* _WHAT YOU NEED TO DO_:
Reproduce the listing exactly and skip over any pictures.

* _COLLECTED DATA_:
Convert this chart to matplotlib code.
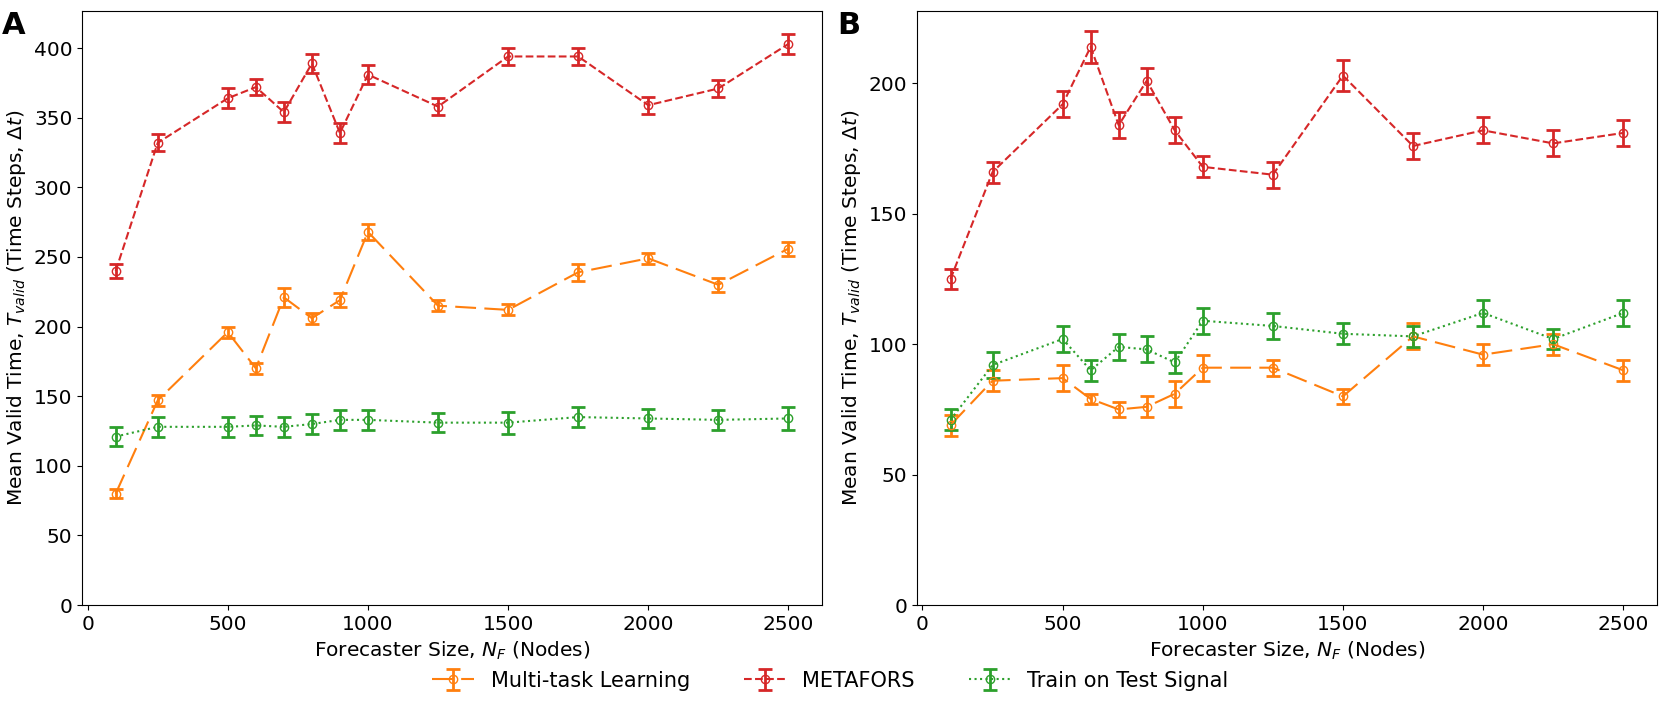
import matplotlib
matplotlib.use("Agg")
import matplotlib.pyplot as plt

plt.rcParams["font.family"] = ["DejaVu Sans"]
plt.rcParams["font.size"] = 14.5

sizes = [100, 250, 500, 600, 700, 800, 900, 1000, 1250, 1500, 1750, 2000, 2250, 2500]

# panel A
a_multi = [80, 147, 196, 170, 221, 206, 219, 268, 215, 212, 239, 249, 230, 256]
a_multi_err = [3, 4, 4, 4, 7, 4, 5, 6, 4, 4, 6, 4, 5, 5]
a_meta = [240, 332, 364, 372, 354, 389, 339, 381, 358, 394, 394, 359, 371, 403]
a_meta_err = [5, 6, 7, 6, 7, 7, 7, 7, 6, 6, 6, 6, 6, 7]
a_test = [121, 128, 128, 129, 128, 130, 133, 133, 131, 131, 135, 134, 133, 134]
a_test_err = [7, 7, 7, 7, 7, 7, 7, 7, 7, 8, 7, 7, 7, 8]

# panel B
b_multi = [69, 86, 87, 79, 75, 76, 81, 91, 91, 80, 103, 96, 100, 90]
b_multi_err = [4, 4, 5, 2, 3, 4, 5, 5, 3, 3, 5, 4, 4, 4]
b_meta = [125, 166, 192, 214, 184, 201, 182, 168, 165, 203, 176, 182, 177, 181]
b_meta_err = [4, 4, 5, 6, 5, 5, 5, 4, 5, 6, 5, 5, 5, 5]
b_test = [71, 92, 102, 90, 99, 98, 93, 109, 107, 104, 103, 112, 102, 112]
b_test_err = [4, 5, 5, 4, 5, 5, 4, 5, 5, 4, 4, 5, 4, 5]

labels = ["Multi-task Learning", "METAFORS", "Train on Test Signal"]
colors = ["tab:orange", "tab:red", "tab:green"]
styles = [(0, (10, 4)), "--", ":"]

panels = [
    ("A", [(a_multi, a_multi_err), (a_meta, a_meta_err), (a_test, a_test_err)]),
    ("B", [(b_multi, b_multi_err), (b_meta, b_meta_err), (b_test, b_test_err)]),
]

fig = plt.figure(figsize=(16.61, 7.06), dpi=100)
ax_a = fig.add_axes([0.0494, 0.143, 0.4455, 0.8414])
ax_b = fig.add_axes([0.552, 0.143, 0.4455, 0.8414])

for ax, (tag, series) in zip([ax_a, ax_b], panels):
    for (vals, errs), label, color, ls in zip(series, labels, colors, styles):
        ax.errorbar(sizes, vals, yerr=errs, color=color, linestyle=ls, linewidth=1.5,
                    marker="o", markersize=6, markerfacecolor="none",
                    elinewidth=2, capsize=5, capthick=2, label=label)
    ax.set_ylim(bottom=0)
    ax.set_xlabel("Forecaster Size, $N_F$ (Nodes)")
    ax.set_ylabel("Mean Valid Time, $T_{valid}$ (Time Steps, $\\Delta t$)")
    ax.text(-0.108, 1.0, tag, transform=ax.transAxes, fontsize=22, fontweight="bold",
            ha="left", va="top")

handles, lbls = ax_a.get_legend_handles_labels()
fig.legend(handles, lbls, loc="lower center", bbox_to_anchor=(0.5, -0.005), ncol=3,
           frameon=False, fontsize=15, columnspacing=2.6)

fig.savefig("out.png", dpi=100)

* _RESULT_:
Convert this chart to matplotlib code.
import matplotlib
matplotlib.use("Agg")
import matplotlib.pyplot as plt

plt.rcParams["font.family"] = ["DejaVu Sans"]
plt.rcParams["font.size"] = 14.5

sizes = [100, 250, 500, 600, 700, 800, 900, 1000, 1250, 1500, 1750, 2000, 2250, 2500]

# panel A
a_multi = [80, 147, 196, 170, 221, 206, 219, 268, 215, 212, 239, 249, 230, 256]
a_multi_err = [3, 4, 4, 4, 7, 4, 5, 6, 4, 4, 6, 4, 5, 5]
a_meta = [240, 332, 364, 372, 354, 389, 339, 381, 358, 394, 394, 359, 371, 403]
a_meta_err = [5, 6, 7, 6, 7, 7, 7, 7, 6, 6, 6, 6, 6, 7]
a_test = [121, 128, 128, 129, 128, 130, 133, 133, 131, 131, 135, 134, 133, 134]
a_test_err = [7, 7, 7, 7, 7, 7, 7, 7, 7, 8, 7, 7, 7, 8]

# panel B
b_multi = [69, 86, 87, 79, 75, 76, 81, 91, 91, 80, 103, 96, 100, 90]
b_multi_err = [4, 4, 5, 2, 3, 4, 5, 5, 3, 3, 5, 4, 4, 4]
b_meta = [125, 166, 192, 214, 184, 201, 182, 168, 165, 203, 176, 182, 177, 181]
b_meta_err = [4, 4, 5, 6, 5, 5, 5, 4, 5, 6, 5, 5, 5, 5]
b_test = [71, 92, 102, 90, 99, 98, 93, 109, 107, 104, 103, 112, 102, 112]
b_test_err = [4, 5, 5, 4, 5, 5, 4, 5, 5, 4, 4, 5, 4, 5]

labels = ["Multi-task Learning", "METAFORS", "Train on Test Signal"]
colors = ["tab:orange", "tab:red", "tab:green"]
styles = [(0, (10, 4)), "--", ":"]

panels = [
    ("A", [(a_multi, a_multi_err), (a_meta, a_meta_err), (a_test, a_test_err)]),
    ("B", [(b_multi, b_multi_err), (b_meta, b_meta_err), (b_test, b_test_err)]),
]

fig = plt.figure(figsize=(16.61, 7.06), dpi=100)
ax_a = fig.add_axes([0.0494, 0.143, 0.4455, 0.8414])
ax_b = fig.add_axes([0.552, 0.143, 0.4455, 0.8414])

for ax, (tag, series) in zip([ax_a, ax_b], panels):
    for (vals, errs), label, color, ls in zip(series, labels, colors, styles):
        ax.errorbar(sizes, vals, yerr=errs, color=color, linestyle=ls, linewidth=1.5,
                    marker="o", markersize=6, markerfacecolor="none",
                    elinewidth=2, capsize=5, capthick=2, label=label)
    ax.set_ylim(bottom=0)
    ax.set_xlabel("Forecaster Size, $N_F$ (Nodes)")
    ax.set_ylabel("Mean Valid Time, $T_{valid}$ (Time Steps, $\\Delta t$)")
    ax.text(-0.108, 1.0, tag, transform=ax.transAxes, fontsize=22, fontweight="bold",
            ha="left", va="top")

handles, lbls = ax_a.get_legend_handles_labels()
fig.legend(handles, lbls, loc="lower center", bbox_to_anchor=(0.5, -0.005), ncol=3,
           frameon=False, fontsize=15, columnspacing=2.6)

fig.savefig("out.png", dpi=100)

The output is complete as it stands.